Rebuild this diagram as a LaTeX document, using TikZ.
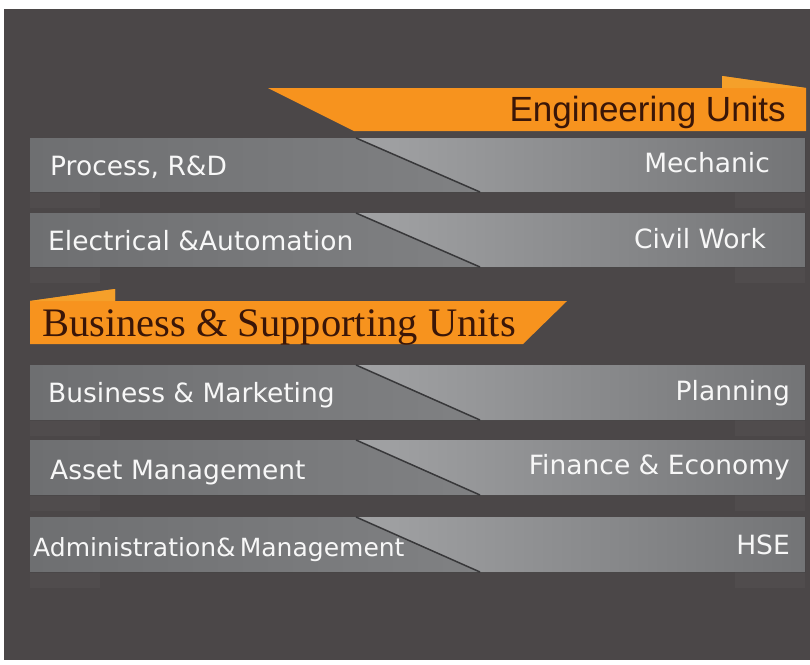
\documentclass[tikz,border=0pt]{standalone}
\usepackage{fontspec}
\usepackage{xcolor}
\setmainfont{Liberation Serif}
\newfontfamily\unitfont{DejaVu Sans}
\newfontfamily\headfont{Liberation Sans}
\definecolor{bgdark}{HTML}{4B4748}
\definecolor{bandorange}{HTML}{F7931E}
\definecolor{taborange}{HTML}{F5A02A}
\definecolor{bandtext}{HTML}{3A1608}
\definecolor{barleft}{HTML}{6E6F71}
\definecolor{barmid}{HTML}{808183}
\definecolor{barlight}{HTML}{A2A3A5}
\definecolor{barright}{HTML}{737476}
\definecolor{cutline}{HTML}{38383A}

\begin{document}
\begin{tikzpicture}[
    x=1pt,y=-1pt,
    lefthalf/.style={left color=barleft,right color=barmid},
    righthalf/.style={left color=barlight,middle color=barmid!90!barlight,right color=barright},
    cut/.style={draw=cutline,line width=1.5pt},
    tail/.style={fill=white,opacity=0.03},
    band/.style={fill=bandorange},
    unit/.style={inner sep=0pt,text=white!94!gray,font=\unitfont\fontsize{26.5}{26.5}\selectfont},
    head/.style={inner sep=0pt,text=bandtext,font=\headfont\fontsize{35}{35}\selectfont}
  ]
    \fill[white] (0,0) rectangle (810,664);
    \fill[bgdark] (4,9) rectangle (810,660);
    % bars with the slanted cut
    \foreach \t/\b in {138/192,213/267,365/420,440/495,517/572} {
      \fill[tail] (30,\b) -- (100,\b) -- (100,\b+16) -- (30,\b+16) -- cycle;
      \fill[tail] (735,\b) -- (805,\b) -- (805,\b+16) -- (735,\b+16) -- cycle;
      \fill[lefthalf] (30,\t) -- (356,\t) -- (480,\b) -- (30,\b) -- cycle;
      \fill[righthalf] (356,\t) -- (805,\t) -- (805,\b) -- (480,\b) -- cycle;
      \draw[cut] (356,\t) -- (480,\b);
    }
    % orange headings
    \fill[band] (268,88) -- (722,88) -- (722,76) -- (806,88) -- (806,131) -- (354,131) -- cycle;
    \fill[taborange] (722,88) -- (722,76) -- (806,88) -- cycle;
    \fill[band] (30,301) -- (115,289) -- (115,301) -- (567,301) -- (523,344) -- (30,344) -- cycle;
    \fill[taborange] (30,301) -- (115,289) -- (115,301) -- cycle;
    \node[head,anchor=base east] (eng) at (786,121) {Engineering Units};
    \node[head,anchor=base west,font=\rmfamily\fontsize{40.5}{40.5}\selectfont] (supp) at (42,336) {Business \& Supporting Units};
    % unit names
    \node[unit,anchor=base west] (process) at (50,175) {Process, R\&D};
    \node[unit,anchor=base east] (mechanic) at (770,172) {Mechanic};
    \node[unit,anchor=base west] (electrical) at (48,250) {Electrical \&Automation};
    \node[unit,anchor=base east] (civil) at (766,248) {Civil Work};
    \node[unit,anchor=base west] (business) at (48,402) {Business \& Marketing};
    \node[unit,anchor=base east] (planning) at (790,400) {Planning};
    \node[unit,anchor=base west] (asset) at (50,479) {Asset Management};
    \node[unit,anchor=base east] (finance) at (790,474) {Finance \& Economy};
    \node[unit,anchor=base west,font=\unitfont\fontsize{25}{25}\selectfont] (admin) at (33,556) {Administration\&\,Management};
    \node[unit,anchor=base east] (hse) at (790,554) {HSE};
  \end{tikzpicture}
\end{document}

§ §

What is being asked –
Set every line down exactly as written, leaving each picture out.

Task answer –
Rebuild this diagram as a LaTeX document, using TikZ.
\documentclass[tikz,border=0pt]{standalone}
\usepackage{fontspec}
\usepackage{xcolor}
\setmainfont{Liberation Serif}
\newfontfamily\unitfont{DejaVu Sans}
\newfontfamily\headfont{Liberation Sans}
\definecolor{bgdark}{HTML}{4B4748}
\definecolor{bandorange}{HTML}{F7931E}
\definecolor{taborange}{HTML}{F5A02A}
\definecolor{bandtext}{HTML}{3A1608}
\definecolor{barleft}{HTML}{6E6F71}
\definecolor{barmid}{HTML}{808183}
\definecolor{barlight}{HTML}{A2A3A5}
\definecolor{barright}{HTML}{737476}
\definecolor{cutline}{HTML}{38383A}

\begin{document}
\begin{tikzpicture}[
    x=1pt,y=-1pt,
    lefthalf/.style={left color=barleft,right color=barmid},
    righthalf/.style={left color=barlight,middle color=barmid!90!barlight,right color=barright},
    cut/.style={draw=cutline,line width=1.5pt},
    tail/.style={fill=white,opacity=0.03},
    band/.style={fill=bandorange},
    unit/.style={inner sep=0pt,text=white!94!gray,font=\unitfont\fontsize{26.5}{26.5}\selectfont},
    head/.style={inner sep=0pt,text=bandtext,font=\headfont\fontsize{35}{35}\selectfont}
  ]
    \fill[white] (0,0) rectangle (810,664);
    \fill[bgdark] (4,9) rectangle (810,660);
    % bars with the slanted cut
    \foreach \t/\b in {138/192,213/267,365/420,440/495,517/572} {
      \fill[tail] (30,\b) -- (100,\b) -- (100,\b+16) -- (30,\b+16) -- cycle;
      \fill[tail] (735,\b) -- (805,\b) -- (805,\b+16) -- (735,\b+16) -- cycle;
      \fill[lefthalf] (30,\t) -- (356,\t) -- (480,\b) -- (30,\b) -- cycle;
      \fill[righthalf] (356,\t) -- (805,\t) -- (805,\b) -- (480,\b) -- cycle;
      \draw[cut] (356,\t) -- (480,\b);
    }
    % orange headings
    \fill[band] (268,88) -- (722,88) -- (722,76) -- (806,88) -- (806,131) -- (354,131) -- cycle;
    \fill[taborange] (722,88) -- (722,76) -- (806,88) -- cycle;
    \fill[band] (30,301) -- (115,289) -- (115,301) -- (567,301) -- (523,344) -- (30,344) -- cycle;
    \fill[taborange] (30,301) -- (115,289) -- (115,301) -- cycle;
    \node[head,anchor=base east] (eng) at (786,121) {Engineering Units};
    \node[head,anchor=base west,font=\rmfamily\fontsize{40.5}{40.5}\selectfont] (supp) at (42,336) {Business \& Supporting Units};
    % unit names
    \node[unit,anchor=base west] (process) at (50,175) {Process, R\&D};
    \node[unit,anchor=base east] (mechanic) at (770,172) {Mechanic};
    \node[unit,anchor=base west] (electrical) at (48,250) {Electrical \&Automation};
    \node[unit,anchor=base east] (civil) at (766,248) {Civil Work};
    \node[unit,anchor=base west] (business) at (48,402) {Business \& Marketing};
    \node[unit,anchor=base east] (planning) at (790,400) {Planning};
    \node[unit,anchor=base west] (asset) at (50,479) {Asset Management};
    \node[unit,anchor=base east] (finance) at (790,474) {Finance \& Economy};
    \node[unit,anchor=base west,font=\unitfont\fontsize{25}{25}\selectfont] (admin) at (33,556) {Administration\&\,Management};
    \node[unit,anchor=base east] (hse) at (790,554) {HSE};
  \end{tikzpicture}
\end{document}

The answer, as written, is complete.